In Lynch v St. John's (City), 2016 NLCA 35, the Newfoundland and Labrador Court of Appeal heard an appeal of a decision denying permission to proceed with a ten-lot residential development. The refusal by the city had been upheld by the Trial Division of the court. The plaintiffs appealed the court's decision, arguing that the denial effectively amounted to expropriation without compensation.
The property of the Lynches was located on a watershed which had no “permitted uses” and only three discretionary uses, relating to agriculture, forestry and public utilities. After several meetings between the Lynches and City officials, the Lynches were verbally informed by the officials that the Lynches would not be allowed to develop the Property in any manner.
The City’s position was that the land must be kept “unused in its natural state”. The Lynches decided to force the issue by applying to develop a subdivision. This application sought permission to develop and requested a re-zoning of the property. The City wrote and advised that the Lynches’ application had been rejected The Lynches then commenced the action for a declaration that the property had been constructively expropriated.
The NL Court of Appeal cited the Supreme Court’s test in Canadian Pacific Railway v Vancouver for a de facto expropriation: For a de facto taking requiring compensation at common law, two requirements must be met: (1) an acquisition of a beneficial interest in the property or flowing from it, and (2) removal of all reasonable uses of the property.

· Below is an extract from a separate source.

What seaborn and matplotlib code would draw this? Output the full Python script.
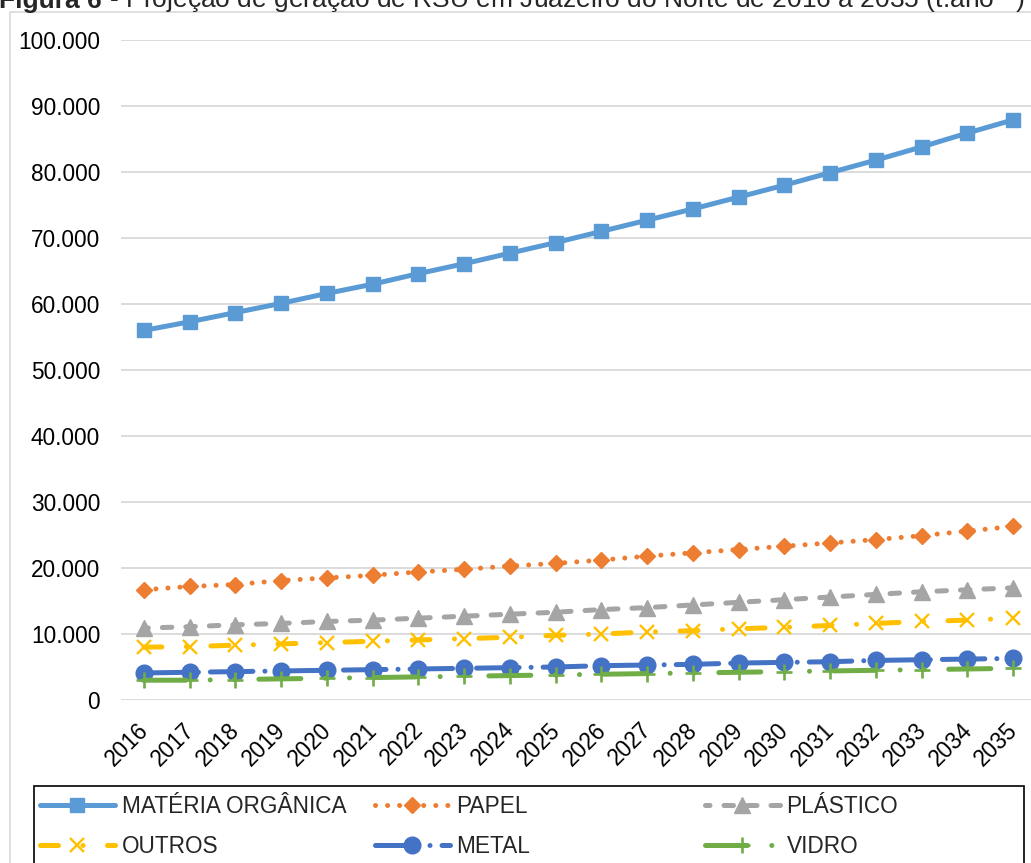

The Court of Appeal found that the City had acquired the tangible benefit of a continuous flow of groundwater by taking away the Lynches’ beneficial interest in the groundwater. The Legislature and the City thereby ensured that the City acquired a continuing water-filtration-type benefit. The Legislature and the City purported to take away the Lynches’ right to appropriate the groundwater on their land and to give the City a beneficial interest in the Lynch property, consisting of the right to a continuous flow of uncontaminated groundwater downstream to the City’s water facilities.
The court went on to consider the second requirement of the test for a de facto or constructive expropriation, namely, whether all reasonable uses of the property had been removed. The court held that having the property rights flowing from a Crown grant, with virtually unrestricted rights to build and to appropriate and use groundwater, transformed to merely a right to keep the land “unused in its natural state,” resulted in virtually all of the aggregated incidents of ownership being taken away. All of the reasonable uses of the property were taken away and a compulsory taking, a de facto or constructive expropriation, resulted.
In the result, the court found that the Lynches’ property had been constructively expropriated, and that the Lynches have a right to file a claim for compensation with the city as though a notice of expropriation had been served under the Expropriation Act.